(Aim) Collect the lines of the entries where "this" shows up.

╭─ Task inputs

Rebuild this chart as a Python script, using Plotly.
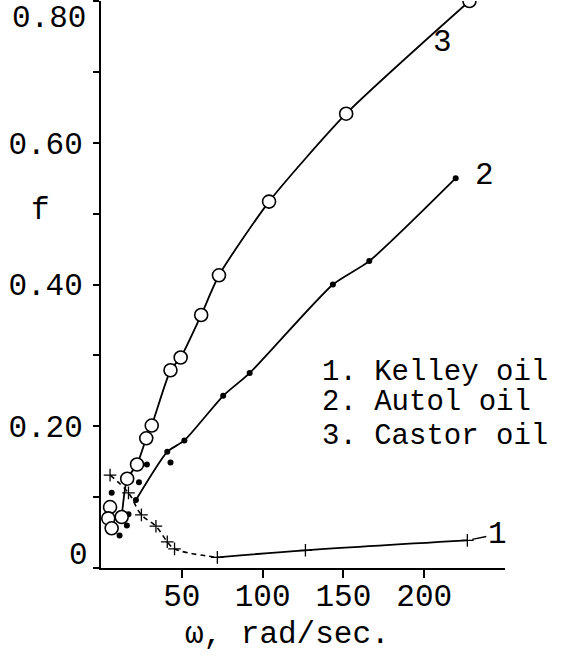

╰─
╭─ Task inputs

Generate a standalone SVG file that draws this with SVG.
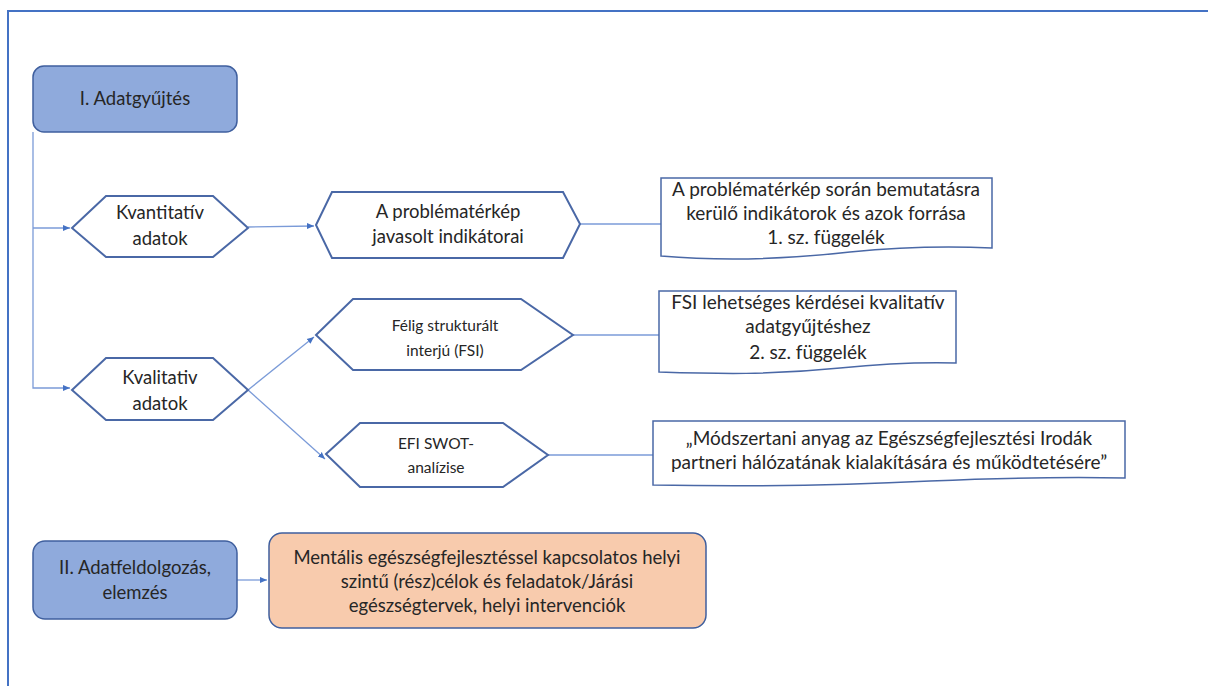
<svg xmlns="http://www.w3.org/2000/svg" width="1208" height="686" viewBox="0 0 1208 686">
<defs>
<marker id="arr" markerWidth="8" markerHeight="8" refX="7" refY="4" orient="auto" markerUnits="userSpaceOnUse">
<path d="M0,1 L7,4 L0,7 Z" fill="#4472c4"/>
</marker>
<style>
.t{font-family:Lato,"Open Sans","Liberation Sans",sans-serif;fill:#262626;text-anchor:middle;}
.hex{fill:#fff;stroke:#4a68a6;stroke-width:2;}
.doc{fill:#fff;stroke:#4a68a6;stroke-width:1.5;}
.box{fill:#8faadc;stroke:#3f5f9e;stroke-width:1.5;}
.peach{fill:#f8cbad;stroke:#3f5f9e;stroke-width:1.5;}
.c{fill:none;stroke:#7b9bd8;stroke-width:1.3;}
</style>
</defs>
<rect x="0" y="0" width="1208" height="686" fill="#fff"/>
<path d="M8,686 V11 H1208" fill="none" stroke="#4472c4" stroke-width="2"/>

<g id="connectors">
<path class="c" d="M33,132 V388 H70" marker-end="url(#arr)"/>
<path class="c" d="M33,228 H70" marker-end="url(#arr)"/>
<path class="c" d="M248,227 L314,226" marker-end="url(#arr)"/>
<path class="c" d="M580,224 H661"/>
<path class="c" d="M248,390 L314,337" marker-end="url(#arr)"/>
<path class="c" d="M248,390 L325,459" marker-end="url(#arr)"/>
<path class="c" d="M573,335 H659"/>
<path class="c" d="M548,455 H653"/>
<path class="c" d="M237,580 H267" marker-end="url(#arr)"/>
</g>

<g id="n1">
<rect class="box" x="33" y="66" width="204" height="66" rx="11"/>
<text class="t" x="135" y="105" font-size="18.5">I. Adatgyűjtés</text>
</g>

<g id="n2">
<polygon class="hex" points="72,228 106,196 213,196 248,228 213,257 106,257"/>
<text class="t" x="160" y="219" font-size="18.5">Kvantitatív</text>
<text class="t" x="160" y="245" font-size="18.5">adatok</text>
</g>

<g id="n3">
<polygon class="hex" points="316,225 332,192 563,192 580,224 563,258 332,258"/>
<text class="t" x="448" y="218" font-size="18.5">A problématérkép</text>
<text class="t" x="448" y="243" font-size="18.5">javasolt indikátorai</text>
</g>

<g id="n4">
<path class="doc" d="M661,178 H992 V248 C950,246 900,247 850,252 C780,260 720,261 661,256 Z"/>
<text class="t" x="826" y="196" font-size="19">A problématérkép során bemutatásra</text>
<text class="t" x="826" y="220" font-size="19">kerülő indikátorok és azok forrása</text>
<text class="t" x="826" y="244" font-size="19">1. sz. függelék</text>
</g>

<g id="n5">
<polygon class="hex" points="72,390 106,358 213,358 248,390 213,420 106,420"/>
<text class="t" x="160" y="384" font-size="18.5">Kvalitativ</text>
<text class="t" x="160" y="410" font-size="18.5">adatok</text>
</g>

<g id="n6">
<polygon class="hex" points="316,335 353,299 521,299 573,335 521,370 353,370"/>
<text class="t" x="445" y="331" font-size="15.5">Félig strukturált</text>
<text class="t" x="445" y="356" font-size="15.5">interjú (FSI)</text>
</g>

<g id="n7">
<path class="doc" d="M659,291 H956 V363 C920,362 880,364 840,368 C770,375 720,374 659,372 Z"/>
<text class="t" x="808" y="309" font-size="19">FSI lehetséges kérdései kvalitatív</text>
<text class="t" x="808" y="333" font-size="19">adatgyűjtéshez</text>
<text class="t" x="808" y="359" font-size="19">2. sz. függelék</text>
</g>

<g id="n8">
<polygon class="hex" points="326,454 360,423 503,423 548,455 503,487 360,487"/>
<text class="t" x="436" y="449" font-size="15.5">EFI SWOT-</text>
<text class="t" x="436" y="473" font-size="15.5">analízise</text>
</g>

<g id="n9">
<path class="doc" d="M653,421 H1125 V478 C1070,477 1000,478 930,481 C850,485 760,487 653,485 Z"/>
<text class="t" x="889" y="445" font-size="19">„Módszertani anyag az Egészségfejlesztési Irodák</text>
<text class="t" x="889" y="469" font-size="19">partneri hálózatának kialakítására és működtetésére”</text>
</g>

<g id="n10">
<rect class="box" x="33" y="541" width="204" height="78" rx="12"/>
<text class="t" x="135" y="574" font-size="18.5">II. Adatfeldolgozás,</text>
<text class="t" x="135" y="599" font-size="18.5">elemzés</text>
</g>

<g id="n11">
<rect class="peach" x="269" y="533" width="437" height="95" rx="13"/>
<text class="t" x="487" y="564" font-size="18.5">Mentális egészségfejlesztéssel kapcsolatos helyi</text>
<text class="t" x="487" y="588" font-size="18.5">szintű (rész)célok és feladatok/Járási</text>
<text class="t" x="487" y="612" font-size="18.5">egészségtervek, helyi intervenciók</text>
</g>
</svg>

╰─

(Result of the task)
Rebuild this chart as a Python script, using Plotly.
Generate a standalone SVG file that draws this with SVG.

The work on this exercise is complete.